Stated goal:
Copy the data that follows, character for character, minus the pictures.

Available data:
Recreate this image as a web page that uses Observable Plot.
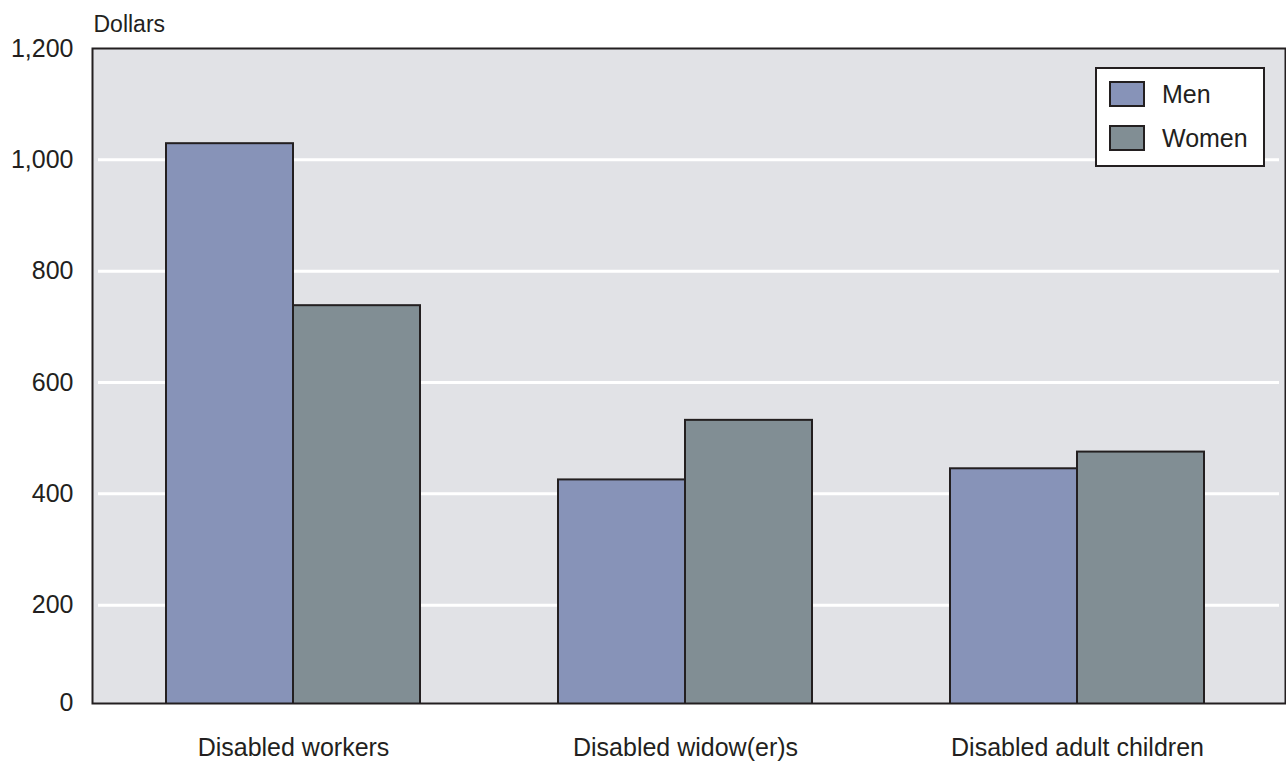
<!DOCTYPE html>
<html>
<head>
<meta charset="utf-8">
<script src="https://cdn.jsdelivr.net/npm/d3@7"></script>
<script src="https://cdn.jsdelivr.net/npm/@observablehq/plot@0.6"></script>
<style>
  html, body { margin: 0; padding: 0; background: #ffffff; }
  #wrap { position: relative; width: 1286px; height: 761px; font-family: "Liberation Sans", Arial, Helvetica, sans-serif; color: #231f20; }
  #wrap svg { position: absolute; left: 0; top: 0; }
  .legend { position: absolute; left: 1095px; top: 67px; width: 170px; height: 100px; box-sizing: border-box;
            border: 2px solid #231f20; background: #ffffff; }
  .legend .item { position: absolute; left: 12px; height: 26px; display: flex; align-items: center; }
  .legend .sw { width: 36px; height: 26px; box-sizing: border-box; border: 2px solid #231f20; margin-right: 17px; }
  .legend .lab { font-size: 25px; line-height: 26px; }
</style>
</head>
<body>
<div id="wrap"></div>
<script>
// ---- data ----
const categories = ["Disabled workers", "Disabled widow(er)s", "Disabled adult children"];
const series = ["Men", "Women"];
const menValues = [1029, 425, 445];
const womenValues = [738, 532, 475];
const yTicks = [0, 200, 400, 600, 800, 1000, 1200];
const gridTicks = [200, 400, 600, 800, 1000];
const yAxisLabel = "Dollars";
const colors = {Men: "#8793b8", Women: "#818e94"};

const menRows = categories.map((c, i) => ({category: c, value: menValues[i]}));
const womenRows = categories.map((c, i) => ({category: c, value: womenValues[i]}));

const ink = "#231f20";
const fmt = d3.format(",");

const chart = Plot.plot({
  width: 1286,
  height: 761,
  marginLeft: 92,
  marginRight: 1,
  marginTop: 48,
  marginBottom: 58,
  style: {fontFamily: "'Liberation Sans', Arial, Helvetica, sans-serif", fontSize: "25px", color: ink, background: "transparent"},
  x: {
    domain: categories,
    range: [165, 1204],
    paddingInner: 0.353,
    paddingOuter: 0,
    tickSize: 0,
    tickPadding: 35,
    label: null
  },
  y: {
    domain: [0, 1200],
    range: [716, 48],
    ticks: yTicks.slice(1),
    tickFormat: fmt,
    tickSize: 0,
    tickPadding: 19,
    label: null
  },
  marks: [
    Plot.frame({fill: "#e1e2e6", stroke: "none"}),
    Plot.ruleY(gridTicks, {stroke: "#ffffff", strokeWidth: 3, insetLeft: 6, insetRight: 6}),
    Plot.barY(menRows, {x: "category", y: "value", fill: colors.Men, stroke: ink, strokeWidth: 2, insetRight: 127, clip: true}),
    Plot.barY(womenRows, {x: "category", y: "value", fill: colors.Women, stroke: ink, strokeWidth: 2, insetLeft: 127, clip: true}),
    Plot.frame({stroke: ink, strokeWidth: 2}),
    // baseline tick label sits at the bottom of the frame, as in the reference
    Plot.text([yTicks[0]], {frameAnchor: "bottom-left", text: d => fmt(d), dx: -19, dy: 7, textAnchor: "end", fontSize: 25, fill: ink}),
    Plot.text([yAxisLabel], {frameAnchor: "top-left", text: d => d, dx: 1, dy: -33, textAnchor: "start", fontSize: 23, fill: ink})
  ]
});

const wrap = document.getElementById("wrap");
wrap.appendChild(chart);

// legend box drawn inside plot area (as in reference)
const legend = document.createElement("div");
legend.className = "legend";
series.forEach((s, i) => {
  const item = document.createElement("div");
  item.className = "item";
  item.style.top = (12 + i * 44) + "px";
  const sw = document.createElement("div");
  sw.className = "sw";
  sw.style.background = colors[s];
  const lab = document.createElement("span");
  lab.className = "lab";
  lab.textContent = s;
  item.appendChild(sw);
  item.appendChild(lab);
  legend.appendChild(item);
});
wrap.appendChild(legend);
</script>
</body>
</html>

Task result:
Recreate this image as a web page that uses Observable Plot.
<!DOCTYPE html>
<html>
<head>
<meta charset="utf-8">
<script src="https://cdn.jsdelivr.net/npm/d3@7"></script>
<script src="https://cdn.jsdelivr.net/npm/@observablehq/plot@0.6"></script>
<style>
  html, body { margin: 0; padding: 0; background: #ffffff; }
  #wrap { position: relative; width: 1286px; height: 761px; font-family: "Liberation Sans", Arial, Helvetica, sans-serif; color: #231f20; }
  #wrap svg { position: absolute; left: 0; top: 0; }
  .legend { position: absolute; left: 1095px; top: 67px; width: 170px; height: 100px; box-sizing: border-box;
            border: 2px solid #231f20; background: #ffffff; }
  .legend .item { position: absolute; left: 12px; height: 26px; display: flex; align-items: center; }
  .legend .sw { width: 36px; height: 26px; box-sizing: border-box; border: 2px solid #231f20; margin-right: 17px; }
  .legend .lab { font-size: 25px; line-height: 26px; }
</style>
</head>
<body>
<div id="wrap"></div>
<script>
// ---- data ----
const categories = ["Disabled workers", "Disabled widow(er)s", "Disabled adult children"];
const series = ["Men", "Women"];
const menValues = [1029, 425, 445];
const womenValues = [738, 532, 475];
const yTicks = [0, 200, 400, 600, 800, 1000, 1200];
const gridTicks = [200, 400, 600, 800, 1000];
const yAxisLabel = "Dollars";
const colors = {Men: "#8793b8", Women: "#818e94"};

const menRows = categories.map((c, i) => ({category: c, value: menValues[i]}));
const womenRows = categories.map((c, i) => ({category: c, value: womenValues[i]}));

const ink = "#231f20";
const fmt = d3.format(",");

const chart = Plot.plot({
  width: 1286,
  height: 761,
  marginLeft: 92,
  marginRight: 1,
  marginTop: 48,
  marginBottom: 58,
  style: {fontFamily: "'Liberation Sans', Arial, Helvetica, sans-serif", fontSize: "25px", color: ink, background: "transparent"},
  x: {
    domain: categories,
    range: [165, 1204],
    paddingInner: 0.353,
    paddingOuter: 0,
    tickSize: 0,
    tickPadding: 35,
    label: null
  },
  y: {
    domain: [0, 1200],
    range: [716, 48],
    ticks: yTicks.slice(1),
    tickFormat: fmt,
    tickSize: 0,
    tickPadding: 19,
    label: null
  },
  marks: [
    Plot.frame({fill: "#e1e2e6", stroke: "none"}),
    Plot.ruleY(gridTicks, {stroke: "#ffffff", strokeWidth: 3, insetLeft: 6, insetRight: 6}),
    Plot.barY(menRows, {x: "category", y: "value", fill: colors.Men, stroke: ink, strokeWidth: 2, insetRight: 127, clip: true}),
    Plot.barY(womenRows, {x: "category", y: "value", fill: colors.Women, stroke: ink, strokeWidth: 2, insetLeft: 127, clip: true}),
    Plot.frame({stroke: ink, strokeWidth: 2}),
    // baseline tick label sits at the bottom of the frame, as in the reference
    Plot.text([yTicks[0]], {frameAnchor: "bottom-left", text: d => fmt(d), dx: -19, dy: 7, textAnchor: "end", fontSize: 25, fill: ink}),
    Plot.text([yAxisLabel], {frameAnchor: "top-left", text: d => d, dx: 1, dy: -33, textAnchor: "start", fontSize: 23, fill: ink})
  ]
});

const wrap = document.getElementById("wrap");
wrap.appendChild(chart);

// legend box drawn inside plot area (as in reference)
const legend = document.createElement("div");
legend.className = "legend";
series.forEach((s, i) => {
  const item = document.createElement("div");
  item.className = "item";
  item.style.top = (12 + i * 44) + "px";
  const sw = document.createElement("div");
  sw.className = "sw";
  sw.style.background = colors[s];
  const lab = document.createElement("span");
  lab.className = "lab";
  lab.textContent = s;
  item.appendChild(sw);
  item.appendChild(lab);
  legend.appendChild(item);
});
wrap.appendChild(legend);
</script>
</body>
</html>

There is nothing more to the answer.